• Records supplied:
((

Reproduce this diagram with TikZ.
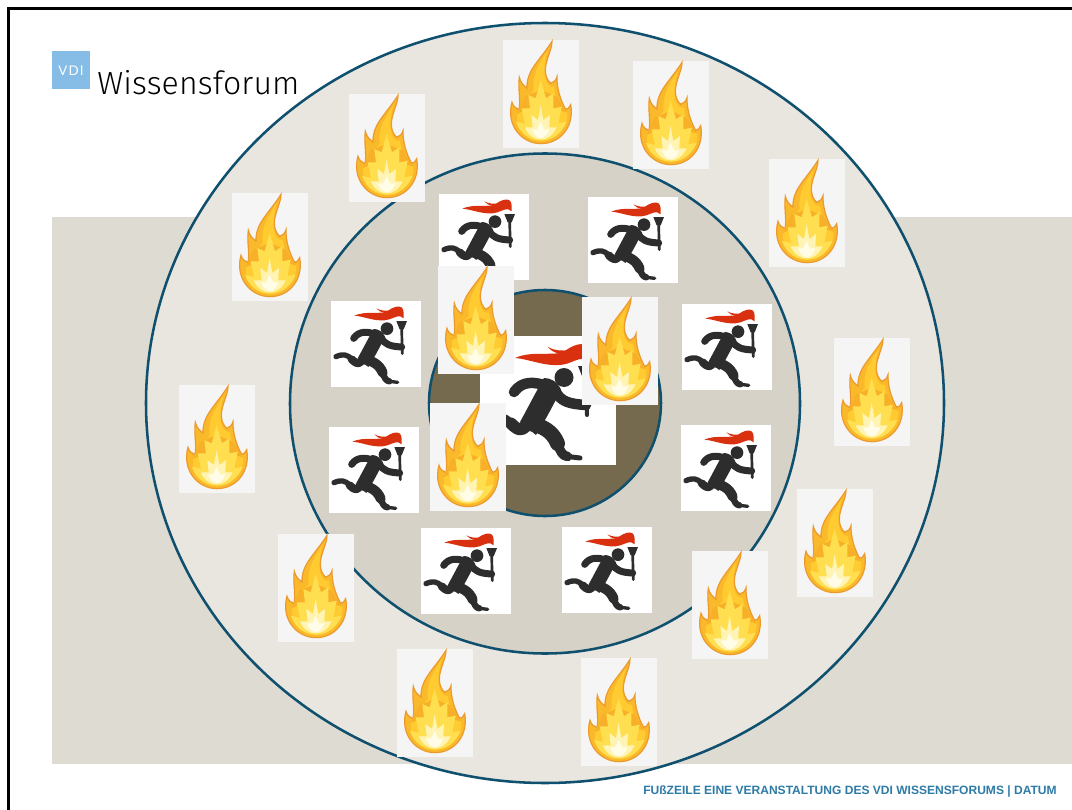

))
((

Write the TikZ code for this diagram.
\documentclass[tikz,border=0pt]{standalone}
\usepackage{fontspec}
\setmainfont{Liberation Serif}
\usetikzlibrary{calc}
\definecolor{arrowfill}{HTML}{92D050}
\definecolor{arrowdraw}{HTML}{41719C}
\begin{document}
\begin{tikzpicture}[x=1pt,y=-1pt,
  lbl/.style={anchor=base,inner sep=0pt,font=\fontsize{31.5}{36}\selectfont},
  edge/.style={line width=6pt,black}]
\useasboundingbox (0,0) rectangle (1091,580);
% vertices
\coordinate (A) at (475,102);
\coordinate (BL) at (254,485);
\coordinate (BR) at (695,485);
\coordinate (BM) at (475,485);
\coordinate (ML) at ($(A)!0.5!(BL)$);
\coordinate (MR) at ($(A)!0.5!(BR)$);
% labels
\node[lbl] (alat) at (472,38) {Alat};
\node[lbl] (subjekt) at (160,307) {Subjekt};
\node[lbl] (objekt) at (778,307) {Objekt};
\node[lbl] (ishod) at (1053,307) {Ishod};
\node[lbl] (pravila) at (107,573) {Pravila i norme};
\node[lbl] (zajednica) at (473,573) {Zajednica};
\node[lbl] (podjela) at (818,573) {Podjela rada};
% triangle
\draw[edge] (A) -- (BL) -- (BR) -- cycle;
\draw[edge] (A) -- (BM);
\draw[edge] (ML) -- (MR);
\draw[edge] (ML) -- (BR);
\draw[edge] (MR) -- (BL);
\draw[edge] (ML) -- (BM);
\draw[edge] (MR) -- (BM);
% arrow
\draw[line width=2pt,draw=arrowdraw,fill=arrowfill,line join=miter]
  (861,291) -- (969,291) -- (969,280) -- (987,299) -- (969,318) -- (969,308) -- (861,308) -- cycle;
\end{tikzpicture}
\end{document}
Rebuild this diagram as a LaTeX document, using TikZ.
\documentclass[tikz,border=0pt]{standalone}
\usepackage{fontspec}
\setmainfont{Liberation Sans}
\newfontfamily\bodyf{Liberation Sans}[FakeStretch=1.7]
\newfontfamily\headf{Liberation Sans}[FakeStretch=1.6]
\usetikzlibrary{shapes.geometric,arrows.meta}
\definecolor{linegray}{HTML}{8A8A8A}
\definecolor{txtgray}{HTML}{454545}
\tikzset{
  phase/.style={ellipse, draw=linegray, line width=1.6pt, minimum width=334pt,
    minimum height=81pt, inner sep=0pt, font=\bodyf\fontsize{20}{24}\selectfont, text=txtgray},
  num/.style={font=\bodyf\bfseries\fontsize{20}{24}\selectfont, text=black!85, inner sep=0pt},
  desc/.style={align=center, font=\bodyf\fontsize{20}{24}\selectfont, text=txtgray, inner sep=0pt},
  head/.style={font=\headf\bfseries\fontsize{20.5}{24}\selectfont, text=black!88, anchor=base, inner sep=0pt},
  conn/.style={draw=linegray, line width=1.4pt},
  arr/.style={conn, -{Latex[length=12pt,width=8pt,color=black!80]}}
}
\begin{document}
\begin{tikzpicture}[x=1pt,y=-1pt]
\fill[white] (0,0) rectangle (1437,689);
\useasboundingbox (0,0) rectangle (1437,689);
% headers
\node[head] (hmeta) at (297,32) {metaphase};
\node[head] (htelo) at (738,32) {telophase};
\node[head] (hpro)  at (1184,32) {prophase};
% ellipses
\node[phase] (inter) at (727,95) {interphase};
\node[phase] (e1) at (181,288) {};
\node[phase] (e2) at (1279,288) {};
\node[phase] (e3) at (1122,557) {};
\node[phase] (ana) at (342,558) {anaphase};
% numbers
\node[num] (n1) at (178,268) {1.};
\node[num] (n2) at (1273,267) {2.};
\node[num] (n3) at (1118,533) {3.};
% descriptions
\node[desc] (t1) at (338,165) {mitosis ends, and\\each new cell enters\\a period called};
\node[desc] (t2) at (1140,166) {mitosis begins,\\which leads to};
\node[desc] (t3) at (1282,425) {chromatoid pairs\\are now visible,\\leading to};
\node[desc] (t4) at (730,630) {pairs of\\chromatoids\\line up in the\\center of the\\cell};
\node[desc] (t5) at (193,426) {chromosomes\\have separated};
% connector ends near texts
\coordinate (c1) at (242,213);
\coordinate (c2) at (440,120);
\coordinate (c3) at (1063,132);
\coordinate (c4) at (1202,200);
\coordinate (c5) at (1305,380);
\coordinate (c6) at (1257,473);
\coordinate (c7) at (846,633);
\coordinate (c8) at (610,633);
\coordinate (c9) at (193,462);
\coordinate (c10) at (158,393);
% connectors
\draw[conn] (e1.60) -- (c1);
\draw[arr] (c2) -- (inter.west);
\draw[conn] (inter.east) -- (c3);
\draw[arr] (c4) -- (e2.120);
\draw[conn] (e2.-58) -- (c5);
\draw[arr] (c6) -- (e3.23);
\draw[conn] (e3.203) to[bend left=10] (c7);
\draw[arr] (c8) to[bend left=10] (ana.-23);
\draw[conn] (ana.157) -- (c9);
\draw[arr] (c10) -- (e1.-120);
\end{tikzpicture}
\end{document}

))
((

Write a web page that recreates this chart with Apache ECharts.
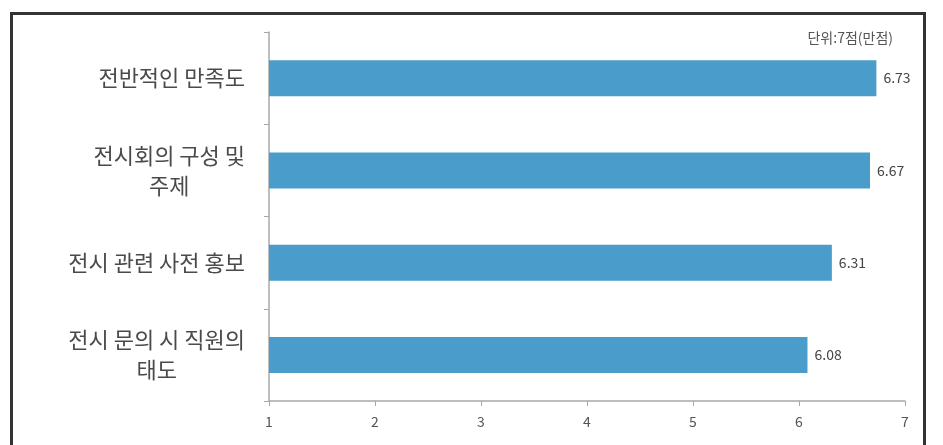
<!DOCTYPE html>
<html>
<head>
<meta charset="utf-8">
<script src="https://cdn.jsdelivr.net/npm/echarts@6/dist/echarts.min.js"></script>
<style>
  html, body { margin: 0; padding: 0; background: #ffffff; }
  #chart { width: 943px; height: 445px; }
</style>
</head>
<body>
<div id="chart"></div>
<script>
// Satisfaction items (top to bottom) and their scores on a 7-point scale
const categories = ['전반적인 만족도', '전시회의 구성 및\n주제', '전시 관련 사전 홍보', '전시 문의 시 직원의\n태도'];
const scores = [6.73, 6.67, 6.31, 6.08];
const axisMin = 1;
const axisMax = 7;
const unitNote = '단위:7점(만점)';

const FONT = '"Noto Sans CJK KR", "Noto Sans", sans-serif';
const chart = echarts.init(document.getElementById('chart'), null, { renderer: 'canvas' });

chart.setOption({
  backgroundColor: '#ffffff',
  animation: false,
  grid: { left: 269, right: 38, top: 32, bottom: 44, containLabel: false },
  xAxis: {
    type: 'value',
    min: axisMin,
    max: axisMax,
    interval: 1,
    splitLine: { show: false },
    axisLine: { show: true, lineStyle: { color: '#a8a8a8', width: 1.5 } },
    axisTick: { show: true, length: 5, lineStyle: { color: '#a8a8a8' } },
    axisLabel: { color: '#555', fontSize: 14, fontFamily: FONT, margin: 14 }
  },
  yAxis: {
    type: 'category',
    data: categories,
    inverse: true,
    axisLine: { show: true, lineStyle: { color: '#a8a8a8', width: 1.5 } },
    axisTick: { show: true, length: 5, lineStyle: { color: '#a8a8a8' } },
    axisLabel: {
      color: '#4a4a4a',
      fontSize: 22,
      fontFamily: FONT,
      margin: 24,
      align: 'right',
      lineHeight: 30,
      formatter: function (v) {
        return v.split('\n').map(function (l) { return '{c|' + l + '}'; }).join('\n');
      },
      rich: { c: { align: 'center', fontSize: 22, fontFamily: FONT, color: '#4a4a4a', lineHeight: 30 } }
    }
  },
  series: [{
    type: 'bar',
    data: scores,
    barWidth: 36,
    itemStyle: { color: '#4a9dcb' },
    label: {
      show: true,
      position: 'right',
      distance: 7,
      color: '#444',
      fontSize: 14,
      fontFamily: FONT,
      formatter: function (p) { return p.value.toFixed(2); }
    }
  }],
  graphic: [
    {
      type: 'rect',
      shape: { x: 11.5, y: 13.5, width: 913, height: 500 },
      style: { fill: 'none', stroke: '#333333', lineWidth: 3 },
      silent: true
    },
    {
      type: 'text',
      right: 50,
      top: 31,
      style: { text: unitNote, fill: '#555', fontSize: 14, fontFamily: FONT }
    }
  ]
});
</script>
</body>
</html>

))

• Aim of the exercise: Write out every line of the preceding listing that contains "diagram".

• Solved problem:
Reproduce this diagram with TikZ.
Write the TikZ code for this diagram.
Rebuild this diagram as a LaTeX document, using TikZ.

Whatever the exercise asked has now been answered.